Une règle à mesurer nécessaire pour classer forme, taille et couleur en rang. Où placeriez-vous un carré orange? Pas facile de ranger...

Si on ne peut pas ordonner 3 formes géométriques de taille et de couleur différentes, comment s'y prend-on pour les universités? On invente une nouvelle règle qui dit qu'un rouge égale à la moitié d'une étoile et que 5 côtés valent plus que la couleur bleue. Vous trouvez que la phrase précédente n'a pas de sens? Voilà, vous comprenez maintenant la nature des classements qu'on publie à gauche et à droite : du pur non-sens! Comme disait mon collègue, Sjoerd Roorda: « J'ai 8 pieds : deux pour marcher et 6 de hauteur. »

Regardons un peu les critères pour le classement des universités :

  1. Évaluation par les pairs. On demande à des professeurs ce qu'ils pensent des autres institutions. Puisque personne ne connaît des chercheurs dans toutes les institutions, les gens répondent normalement en se basant sur la réputation générale des universités. Ce qui veut dire que plus une université a de réputation, plus elle sera bien classée, menant, à une réputation plus grande, qu'elle soit ou non méritée.

  2. Évaluation par les administrations. Même problème que ci-dessus.

  3. Nombre d'étudiants internationaux. Ici on favorise directement les universités anglophones, car l'anglais est la langue de la science.

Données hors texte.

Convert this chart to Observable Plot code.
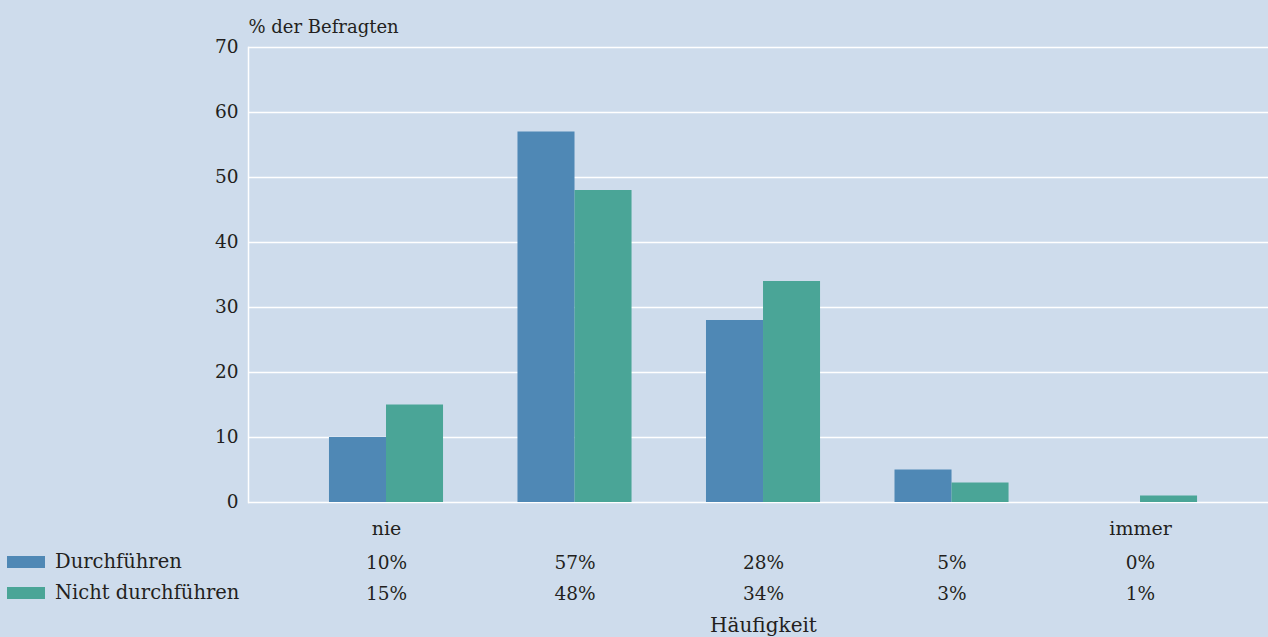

  4. Citations. Les citations sont le nombre de fois que les travaux d'un chercheur sont cités dans les travaux d'autres chercheurs. Comme, la plupart du temps, on ne compte que les citations dans les articles publiés par des revues en anglais, diffusées aux États-Unis et en Angleterre, on met de côté les sciences sociales qui sont souvent préoccupées par des problèmes locaux : criminalité, urbanisme, droit, etc.

Une fois chacun des critères évalués, il faut ensuite additionner les résultats dans chacune de ces catégories afin d'obtenir un classement général. Combien d'étudiants internationaux valent une citation? Le problème est insoluble, bien sûr, alors on bricole une nouvelle règle à mesurer les universités qui a autant de valeur que celle que j'ai créée ci-dessus. Que le résultat n'ait pas de sens n'est pas important. Si on en parle assez, on va finir par y croire quand même.

La réalité est compliquée et ce n'est qu'avec des analyses nuancées qu'on peut vraiment la comprendre, pas avec des classements bidons qui font facilement la une : c'est tellement plus facile pour un journaliste de rapporter un chiffre, même sans signification, que de faire une analyse sérieuse.

Si vous pensiez que la boule magique était une fraude importante, pensez-y à deux fois. Les classements de tout acabit, publiés par des revues suposément sérieuses représentent une fraude bien plus grave qui affecte toute la société et non seulement les vendeurs de savon.